Available data ▸
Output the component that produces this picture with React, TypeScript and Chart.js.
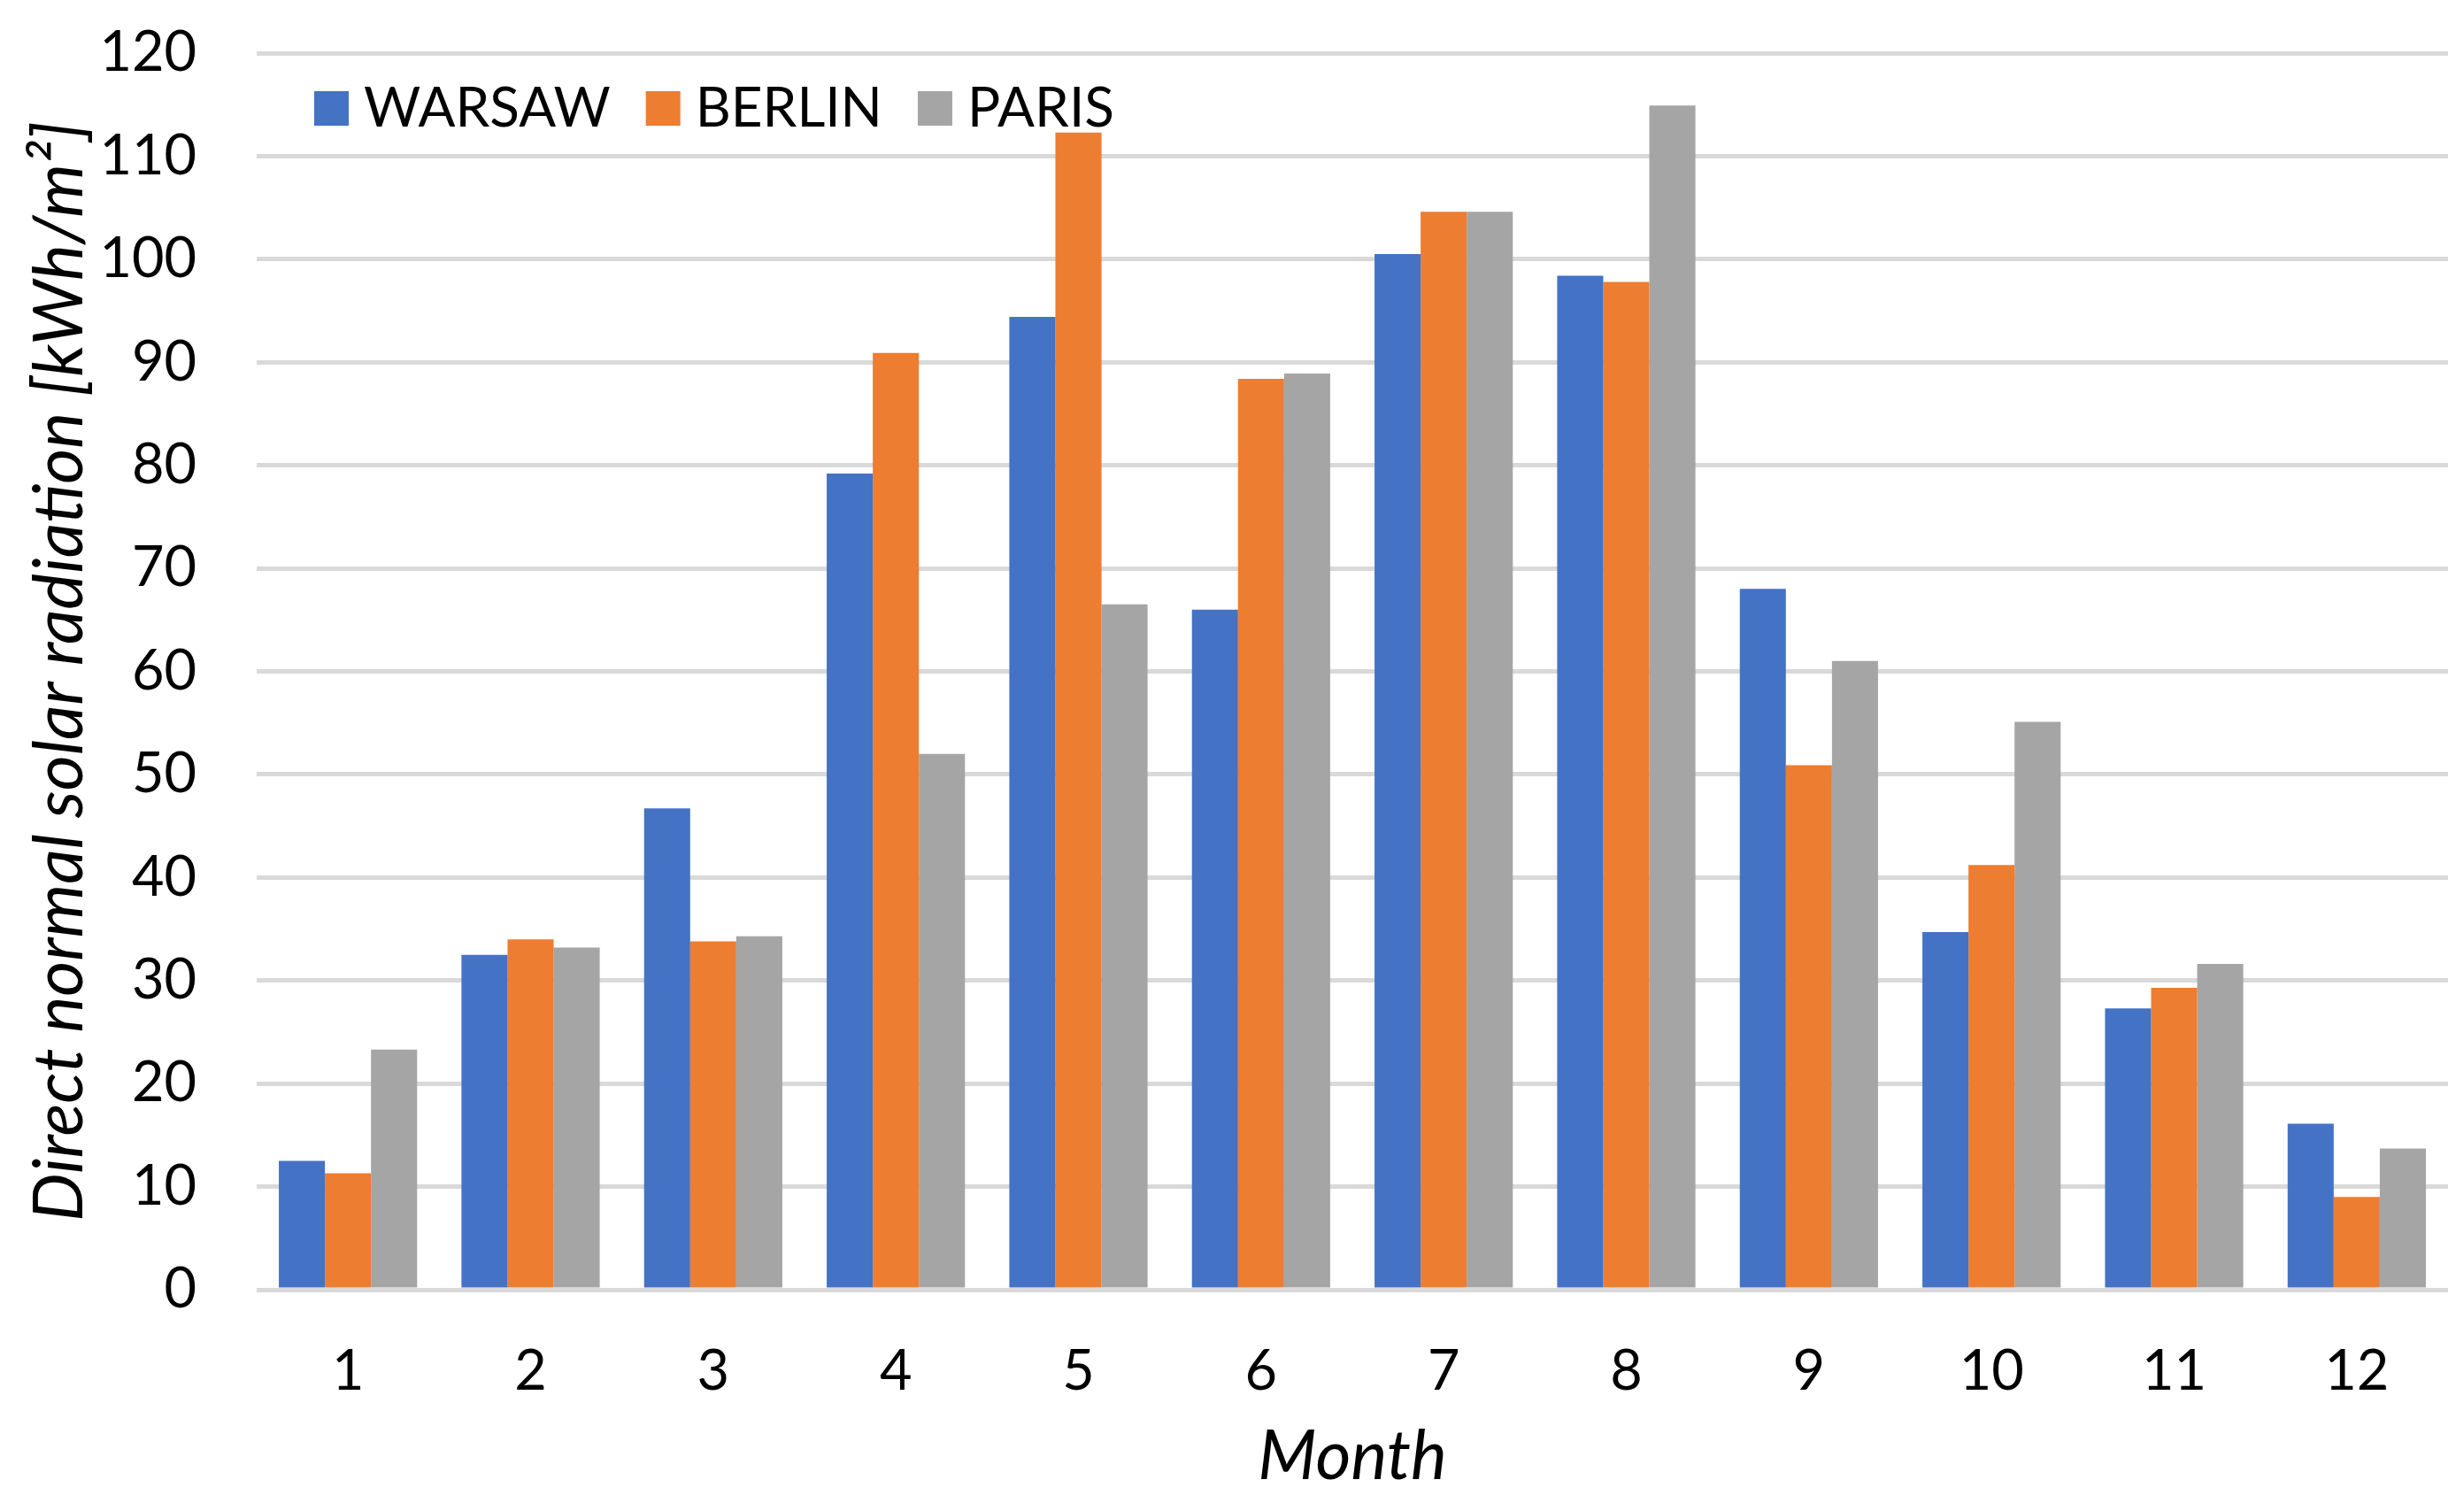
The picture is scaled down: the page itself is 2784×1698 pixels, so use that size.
import React, { useEffect, useRef } from "react";
import { Chart, registerables } from "chart.js";

Chart.register(...registerables);

const months = ["1", "2", "3", "4", "5", "6", "7", "8", "9", "10", "11", "12"];
const warsaw = [12.5, 32.5, 46.7, 79.2, 94.4, 66.0, 100.5, 98.4, 68.0, 34.7, 27.3, 16.1];
const berlin = [11.3, 34.0, 33.8, 90.9, 112.3, 88.4, 104.6, 97.8, 50.9, 41.2, 29.3, 9.0];
const paris = [23.3, 33.2, 34.3, 52.0, 66.5, 88.9, 104.6, 114.9, 61.0, 55.1, 31.6, 13.7];
const seriesNames = ["WARSAW", "BERLIN", "PARIS"];
const seriesColors = ["#4472C4", "#ED7D31", "#A5A5A5"];
const yMin = 0;
const yMax = 120;
const yStep = 10;
const xTitle = "Month";
const yTitle = "Direct normal solar radiation [kWh/m\u00B2]";

const FONT = "Lato, 'Open Sans', 'Noto Sans', sans-serif";

const insideLegend = {
  id: "insideLegend",
  afterDatasetsDraw(chart: any) {
    const ctx = chart.ctx;
    const { left, top } = chart.chartArea;
    ctx.save();
    ctx.font = `62px ${FONT}`;
    ctx.textBaseline = "alphabetic";
    ctx.textAlign = "left";
    const box = 39;
    let x = left + 65;
    const boxTop = top + 43;
    chart.data.datasets.forEach((ds: any) => {
      ctx.fillStyle = ds.backgroundColor;
      ctx.fillRect(x, boxTop, box, box);
      x += box + 17;
      ctx.fillStyle = "#000";
      ctx.fillText(ds.label, x, boxTop + box + 1);
      x += ctx.measureText(ds.label).width + 40;
    });
    ctx.restore();
  },
};

export default function App() {
  const ref = useRef<HTMLCanvasElement | null>(null);

  useEffect(() => {
    document.body.style.margin = "0";
    const canvas = ref.current;
    if (!canvas) return;
    const values = [warsaw, berlin, paris];
    const chart = new Chart(canvas, {
      type: "bar",
      data: {
        labels: months,
        datasets: seriesNames.map((name, i) => ({
          label: name,
          data: values[i],
          backgroundColor: seriesColors[i],
          borderWidth: 0,
          categoryPercentage: 0.757,
          barPercentage: 1,
        })),
      },
      options: {
        responsive: false,
        animation: false,
        layout: { padding: { top: 60, right: 18, bottom: 0, left: 0 } },
        plugins: {
          legend: { display: false },
          tooltip: { enabled: false },
        },
        scales: {
          x: {
            grid: { display: false, drawTicks: false },
            border: { display: false },
            ticks: {
              font: { family: FONT, size: 63 },
              color: "#000",
              padding: 55,
            },
            title: {
              display: true,
              text: xTitle,
              color: "#000",
              font: { family: FONT, size: 77, style: "italic" },
              padding: { top: 20, bottom: 6 },
            },
            afterFit: (s: any) => {
              s.height = 241;
            },
          },
          y: {
            min: yMin,
            max: yMax,
            grid: {
              color: "#D9D9D9",
              lineWidth: 5,
              drawTicks: true,
              tickLength: 68,
              tickColor: "rgba(0,0,0,0)",
            },
            border: { display: false },
            ticks: {
              stepSize: yStep,
              font: { family: FONT, size: 63 },
              color: "#000",
              padding: 0,
            },
            title: {
              display: true,
              text: yTitle,
              color: "#000",
              font: { family: FONT, size: 77, style: "italic" },
              padding: { top: 22, bottom: 0 },
            },
            afterFit: (s: any) => {
              s.width = 290;
            },
          },
        },
      } as any,
      plugins: [insideLegend],
    });
    return () => chart.destroy();
  }, []);

  return (
    <canvas
      ref={ref}
      width={2784}
      height={1698}
      style={{ display: "block", width: 2784, height: 1698, background: "#fff" }}
    />
  );
}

Task objective ▸ Repeat the listing above up to and including the line with "Chart.register(...registerables);", starting from its first line. Drop any pictures.

Solution to the problem ▸
Output the component that produces this picture with React, TypeScript and Chart.js.
The picture is scaled down: the page itself is 2784×1698 pixels, so use that size.
import React, { useEffect, useRef } from "react";
import { Chart, registerables } from "chart.js";

Chart.register(...registerables);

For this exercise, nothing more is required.